» **What is required**:
Copy the data exactly as it appears, and do not include any pictures.

--------------------

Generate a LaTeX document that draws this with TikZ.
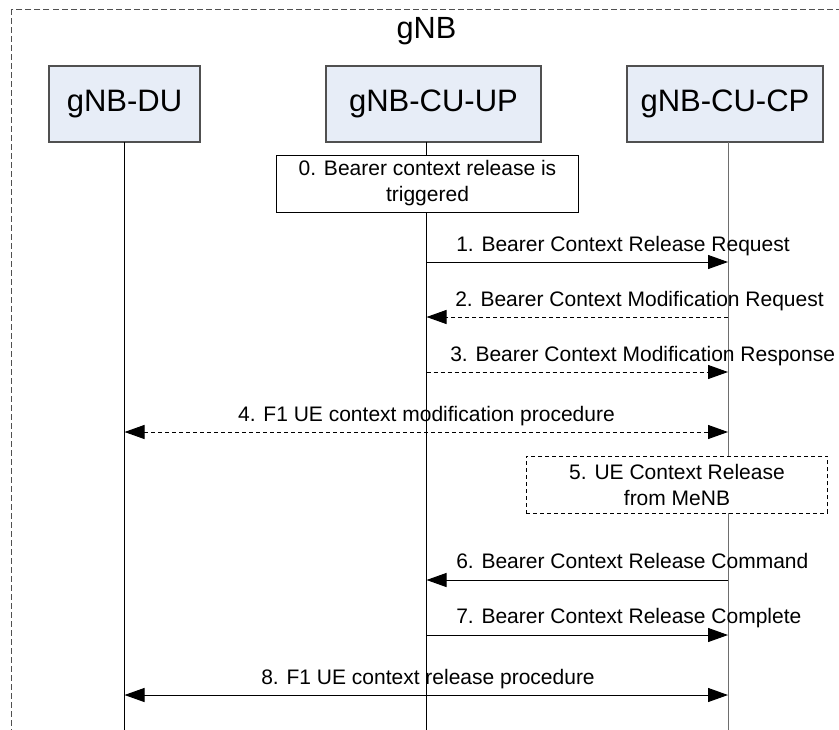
\documentclass[tikz,border=0pt]{standalone}
\usepackage{fontspec}
\setmainfont{Liberation Sans}
\usetikzlibrary{arrows.meta}
\definecolor{boxfill}{RGB}{231,237,247}
\definecolor{boxline}{RGB}{80,80,80}
\definecolor{lifegray}{RGB}{110,110,110}
\begin{document}
\begin{tikzpicture}[x=0.75pt,y=-0.75pt,
  entity/.style={draw=boxline,fill=boxfill,line width=0.9pt,minimum height=57pt,inner sep=0pt,font=\fontsize{23.25pt}{26pt}\selectfont},
  notebox/.style={draw=black,fill=white,line width=0.75pt,minimum width=226pt,minimum height=42.75pt,inner sep=0pt,align=center,font=\fontsize{15.75pt}{19.5pt}\selectfont},
  lifeline/.style={line width=0.75pt},
  msg/.style={line width=0.75pt,-{Triangle[length=15pt,width=10.5pt]}},
  dmsg/.style={msg,dash pattern=on 3pt off 2.25pt},
  lbl/.style={inner sep=0pt,anchor=base west,font=\fontsize{15.75pt}{19pt}\selectfont},
  clbl/.style={inner sep=0pt,anchor=base,font=\fontsize{15.75pt}{19pt}\selectfont}]
\useasboundingbox (0,0) rectangle (839,729);
\clip (0,0) rectangle (839,729);
\fill[white] (0,0) rectangle (839,729);
% outer dashed frame
\draw[boxline,line width=0.75pt,dash pattern=on 4.5pt off 2.25pt] (11.5,9) rectangle (900,800);
\node[inner sep=0pt,anchor=base,font=\fontsize{23pt}{26pt}\selectfont] (gnb) at (426.5,38) {gNB};
% entities
\node[entity,minimum width=113.25pt] (du) at (124.5,104) {gNB-DU};
\node[entity,minimum width=161.25pt] (up) at (433.5,104) {gNB-CU-UP};
\node[entity,minimum width=147pt] (cp) at (725,104) {gNB-CU-CP};
% lifeline coordinates
\coordinate (duT) at (124.5,142);
\coordinate (upT) at (426.5,142);
\coordinate (cpT) at (728,142);
\coordinate (duB) at (124.5,735);
\coordinate (upB) at (426.5,735);
\coordinate (cpB) at (728,735);
\draw[lifeline] (duT) -- (duB);
\draw[lifeline] (upT) -- (upB);
\draw[lifeline,draw=lifegray] (cpT) -- (cpB);
% notes
\node[notebox] (n0) at (427.5,183.5) {0. Bearer context release is\\triggered};
\node[notebox,dash pattern=on 3pt off 2.25pt] (n5) at (677,484.5) {5. UE Context Release\\from MeNB};
% message rows
\coordinate (y1) at (0,262);
\coordinate (y2) at (0,317);
\coordinate (y3) at (0,372);
\coordinate (y4) at (0,432);
\coordinate (y6) at (0,580);
\coordinate (y7) at (0,635);
\coordinate (y8) at (0,695);
\draw[msg] (upT |- y1) -- (cpT |- y1);
\draw[dmsg] (cpT |- y2) -- (upT |- y2);
\draw[dmsg] (upT |- y3) -- (cpT |- y3);
\draw[dmsg,{Triangle[length=15pt,width=10.5pt]}-{Triangle[length=15pt,width=10.5pt]}] (duT |- y4) -- (cpT |- y4);
\draw[msg] (cpT |- y6) -- (upT |- y6);
\draw[msg] (upT |- y7) -- (cpT |- y7);
\draw[msg,{Triangle[length=15pt,width=10.5pt]}-{Triangle[length=15pt,width=10.5pt]}] (duT |- y8) -- (cpT |- y8);
% labels
\node[lbl] (l1) at (456,251) {1. Bearer Context Release Request};
\node[lbl] (l2) at (455,306) {2. Bearer Context Modification Request};
\node[lbl] (l3) at (450,361) {3. Bearer Context Modification Response};
\node[clbl] (l4) at (426.5,421) {4. F1 UE context modification procedure};
\node[lbl] (l6) at (456,568) {6. Bearer Context Release Command};
\node[lbl] (l7) at (456,623) {7. Bearer Context Release Complete};
\node[clbl] (l8) at (428,684) {8. F1 UE context release procedure};
\end{tikzpicture}
\end{document}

--------------------

» **Result of the task**:
Generate a LaTeX document that draws this with TikZ.
\documentclass[tikz,border=0pt]{standalone}
\usepackage{fontspec}
\setmainfont{Liberation Sans}
\usetikzlibrary{arrows.meta}
\definecolor{boxfill}{RGB}{231,237,247}
\definecolor{boxline}{RGB}{80,80,80}
\definecolor{lifegray}{RGB}{110,110,110}
\begin{document}
\begin{tikzpicture}[x=0.75pt,y=-0.75pt,
  entity/.style={draw=boxline,fill=boxfill,line width=0.9pt,minimum height=57pt,inner sep=0pt,font=\fontsize{23.25pt}{26pt}\selectfont},
  notebox/.style={draw=black,fill=white,line width=0.75pt,minimum width=226pt,minimum height=42.75pt,inner sep=0pt,align=center,font=\fontsize{15.75pt}{19.5pt}\selectfont},
  lifeline/.style={line width=0.75pt},
  msg/.style={line width=0.75pt,-{Triangle[length=15pt,width=10.5pt]}},
  dmsg/.style={msg,dash pattern=on 3pt off 2.25pt},
  lbl/.style={inner sep=0pt,anchor=base west,font=\fontsize{15.75pt}{19pt}\selectfont},
  clbl/.style={inner sep=0pt,anchor=base,font=\fontsize{15.75pt}{19pt}\selectfont}]
\useasboundingbox (0,0) rectangle (839,729);
\clip (0,0) rectangle (839,729);
\fill[white] (0,0) rectangle (839,729);
% outer dashed frame
\draw[boxline,line width=0.75pt,dash pattern=on 4.5pt off 2.25pt] (11.5,9) rectangle (900,800);
\node[inner sep=0pt,anchor=base,font=\fontsize{23pt}{26pt}\selectfont] (gnb) at (426.5,38) {gNB};
% entities
\node[entity,minimum width=113.25pt] (du) at (124.5,104) {gNB-DU};
\node[entity,minimum width=161.25pt] (up) at (433.5,104) {gNB-CU-UP};
\node[entity,minimum width=147pt] (cp) at (725,104) {gNB-CU-CP};
% lifeline coordinates
\coordinate (duT) at (124.5,142);
\coordinate (upT) at (426.5,142);
\coordinate (cpT) at (728,142);
\coordinate (duB) at (124.5,735);
\coordinate (upB) at (426.5,735);
\coordinate (cpB) at (728,735);
\draw[lifeline] (duT) -- (duB);
\draw[lifeline] (upT) -- (upB);
\draw[lifeline,draw=lifegray] (cpT) -- (cpB);
% notes
\node[notebox] (n0) at (427.5,183.5) {0. Bearer context release is\\triggered};
\node[notebox,dash pattern=on 3pt off 2.25pt] (n5) at (677,484.5) {5. UE Context Release\\from MeNB};
% message rows
\coordinate (y1) at (0,262);
\coordinate (y2) at (0,317);
\coordinate (y3) at (0,372);
\coordinate (y4) at (0,432);
\coordinate (y6) at (0,580);
\coordinate (y7) at (0,635);
\coordinate (y8) at (0,695);
\draw[msg] (upT |- y1) -- (cpT |- y1);
\draw[dmsg] (cpT |- y2) -- (upT |- y2);
\draw[dmsg] (upT |- y3) -- (cpT |- y3);
\draw[dmsg,{Triangle[length=15pt,width=10.5pt]}-{Triangle[length=15pt,width=10.5pt]}] (duT |- y4) -- (cpT |- y4);
\draw[msg] (cpT |- y6) -- (upT |- y6);
\draw[msg] (upT |- y7) -- (cpT |- y7);
\draw[msg,{Triangle[length=15pt,width=10.5pt]}-{Triangle[length=15pt,width=10.5pt]}] (duT |- y8) -- (cpT |- y8);
% labels
\node[lbl] (l1) at (456,251) {1. Bearer Context Release Request};
\node[lbl] (l2) at (455,306) {2. Bearer Context Modification Request};
\node[lbl] (l3) at (450,361) {3. Bearer Context Modification Response};
\node[clbl] (l4) at (426.5,421) {4. F1 UE context modification procedure};
\node[lbl] (l6) at (456,568) {6. Bearer Context Release Command};
\node[lbl] (l7) at (456,623) {7. Bearer Context Release Complete};
\node[clbl] (l8) at (428,684) {8. F1 UE context release procedure};
\end{tikzpicture}
\end{document}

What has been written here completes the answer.